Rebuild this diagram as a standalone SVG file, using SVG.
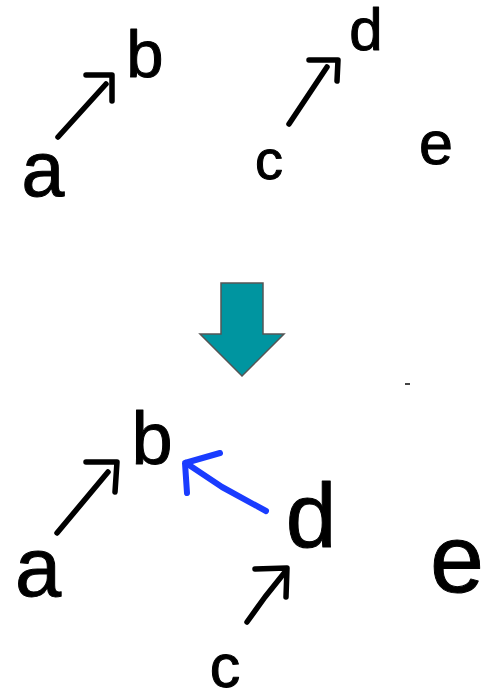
<svg xmlns="http://www.w3.org/2000/svg" width="481" height="693" viewBox="0 0 481 693">
  <style>
    .lbl { font-family: "Liberation Sans", Arial, sans-serif; fill: #000; stroke: #000; stroke-width: 1; stroke-linejoin: round; text-anchor: middle; }
    .pen { fill: none; stroke: #000; stroke-width: 5.5; stroke-linecap: round; stroke-linejoin: round; }
    .pen-blue { fill: none; stroke: #1a3cff; stroke-width: 6; stroke-linecap: round; stroke-linejoin: round; }
  </style>
  <rect width="481" height="693" fill="#fff"/>

  <!-- before: a -> b, c -> d, e alone -->
  <g id="top-a"><text class="lbl" x="43" y="196" font-size="77">a</text></g>
  <g id="top-b"><text class="lbl" x="145" y="77" font-size="67">b</text></g>
  <g id="top-c"><text class="lbl" x="269" y="179" font-size="56">c</text></g>
  <g id="top-d"><text class="lbl" x="366" y="50" font-size="60">d</text></g>
  <g id="top-e"><text class="lbl" x="436" y="164" font-size="61">e</text></g>

  <!-- transition arrow -->
  <g id="transition">
    <polygon points="221,283 263,283 263,334 284,334 242,376 200,334 221,334" fill="#0095a0" stroke="#555" stroke-width="1.5"/>
    <rect x="405" y="383" width="5" height="2" fill="#444"/>
  </g>

  <!-- after: a -> b, c -> d, d -> b, e alone -->
  <g id="bot-a"><text class="lbl" x="38" y="596" font-size="83">a</text></g>
  <g id="bot-b"><text class="lbl" x="152" y="464" font-size="74">b</text></g>
  <g id="bot-c"><text class="lbl" x="225" y="687" font-size="61">c</text></g>
  <g id="bot-d"><text class="lbl" x="311" y="547" font-size="91">d</text></g>
  <g id="bot-e"><text class="lbl" x="457" y="592" font-size="97">e</text></g>

  <g id="connectors">
    <!-- top a -> b -->
    <path class="pen" d="M58,137 L106,84"/>
    <path class="pen" d="M86,75 L112,75 L112,101"/>
    <!-- top c -> d -->
    <path class="pen" d="M289,124 L327,67"/>
    <path class="pen" d="M309,60 L338,60 L337,81"/>
    <!-- bottom a -> b -->
    <path class="pen" d="M57,533 L108,472"/>
    <path class="pen" d="M86,462 L117,462 L115,492"/>
    <!-- bottom c -> d -->
    <path class="pen" d="M247,622 L265,597 L285,572"/>
    <path class="pen" d="M255,569 L287,568 L286,597"/>
    <!-- bottom d -> b (blue) -->
    <path class="pen-blue" d="M266,511 L222,487 L186,463"/>
    <path class="pen-blue" d="M220,453 L185,463 L187,493"/>
  </g>
</svg>
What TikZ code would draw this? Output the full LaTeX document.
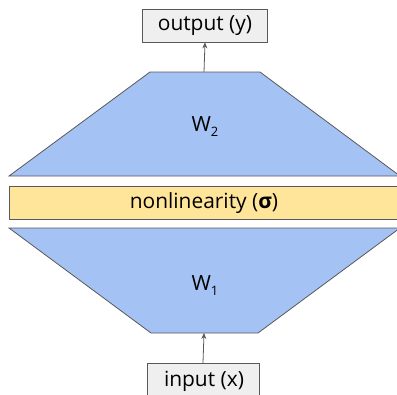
\documentclass[tikz,border=0pt]{standalone}
\usepackage{fontspec}
\setmainfont{Open Sans}
\usetikzlibrary{arrows.meta}
\definecolor{wblue}{HTML}{A4C2F4}
\definecolor{nyellow}{HTML}{FFE599}
\definecolor{boxgray}{HTML}{EFEFEF}
\definecolor{edge}{HTML}{595959}
\begin{document}
\begin{tikzpicture}[x=1bp,y=-1bp,
  iobox/.style={draw=edge, fill=boxgray, line width=0.8bp, inner sep=0pt, font=\fontsize{21}{24}\selectfont},
  layer/.style={draw=edge, fill=wblue, line width=0.8bp},
  conn/.style={draw=edge, line width=0.8bp, -{Stealth[length=6bp,width=5bp]}},
  lbl/.style={font=\fontsize{21}{24}\selectfont, inner sep=0pt}]
\useasboundingbox (0,0) rectangle (397,395);
\clip (0,0) rectangle (397,395);
% W2 trapezoid
\draw[layer] (9,176) -- (150,72) -- (260,72) -- (400,176) -- cycle;
\coordinate (w2top) at (204,72);
\node[lbl] (w2) at (205,127) {W\raisebox{-0.45ex}{\fontsize{13}{15}\selectfont 2}};
% nonlinearity
\node[draw=edge, fill=nyellow, line width=0.8bp, minimum width=392bp, minimum height=33bp, inner sep=0pt, anchor=west] (nl) at (9,202.5) {};
\node[lbl] (nltext) at (204,203) {nonlinearity (\textbf{σ})};
% W1 trapezoid
\draw[layer] (9,228) -- (400,228) -- (258,333) -- (151,333) -- cycle;
\coordinate (w1bot) at (204,333);
\node[lbl] (w1) at (205,286) {W\raisebox{-0.45ex}{\fontsize{13}{15}\selectfont 1}};
% output box
\node[iobox, minimum width=125bp, minimum height=33bp] (out) at (205,25.5) {output (y)};
% input box
\node[iobox, minimum width=112bp, minimum height=40bp, anchor=north] (in) at (203,363) {};
\node[lbl] (intext) at (204,381) {input (x)};
\draw[conn] (w2top) -- (out.south);
\draw[conn] (in.north) -- (w1bot);
\end{tikzpicture}
\end{document}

::::::

• WHAT NEEDS TO BE DONE:
Beginning at the line that contains "What TikZ code", give the remaining lines of the records again exactly, through the last one. Leave out pictures.

• FULL ANSWER:
What TikZ code would draw this? Output the full LaTeX document.
\documentclass[tikz,border=0pt]{standalone}
\usepackage{fontspec}
\setmainfont{Open Sans}
\usetikzlibrary{arrows.meta}
\definecolor{wblue}{HTML}{A4C2F4}
\definecolor{nyellow}{HTML}{FFE599}
\definecolor{boxgray}{HTML}{EFEFEF}
\definecolor{edge}{HTML}{595959}
\begin{document}
\begin{tikzpicture}[x=1bp,y=-1bp,
  iobox/.style={draw=edge, fill=boxgray, line width=0.8bp, inner sep=0pt, font=\fontsize{21}{24}\selectfont},
  layer/.style={draw=edge, fill=wblue, line width=0.8bp},
  conn/.style={draw=edge, line width=0.8bp, -{Stealth[length=6bp,width=5bp]}},
  lbl/.style={font=\fontsize{21}{24}\selectfont, inner sep=0pt}]
\useasboundingbox (0,0) rectangle (397,395);
\clip (0,0) rectangle (397,395);
% W2 trapezoid
\draw[layer] (9,176) -- (150,72) -- (260,72) -- (400,176) -- cycle;
\coordinate (w2top) at (204,72);
\node[lbl] (w2) at (205,127) {W\raisebox{-0.45ex}{\fontsize{13}{15}\selectfont 2}};
% nonlinearity
\node[draw=edge, fill=nyellow, line width=0.8bp, minimum width=392bp, minimum height=33bp, inner sep=0pt, anchor=west] (nl) at (9,202.5) {};
\node[lbl] (nltext) at (204,203) {nonlinearity (\textbf{σ})};
% W1 trapezoid
\draw[layer] (9,228) -- (400,228) -- (258,333) -- (151,333) -- cycle;
\coordinate (w1bot) at (204,333);
\node[lbl] (w1) at (205,286) {W\raisebox{-0.45ex}{\fontsize{13}{15}\selectfont 1}};
% output box
\node[iobox, minimum width=125bp, minimum height=33bp] (out) at (205,25.5) {output (y)};
% input box
\node[iobox, minimum width=112bp, minimum height=40bp, anchor=north] (in) at (203,363) {};
\node[lbl] (intext) at (204,381) {input (x)};
\draw[conn] (w2top) -- (out.south);
\draw[conn] (in.north) -- (w1bot);
\end{tikzpicture}
\end{document}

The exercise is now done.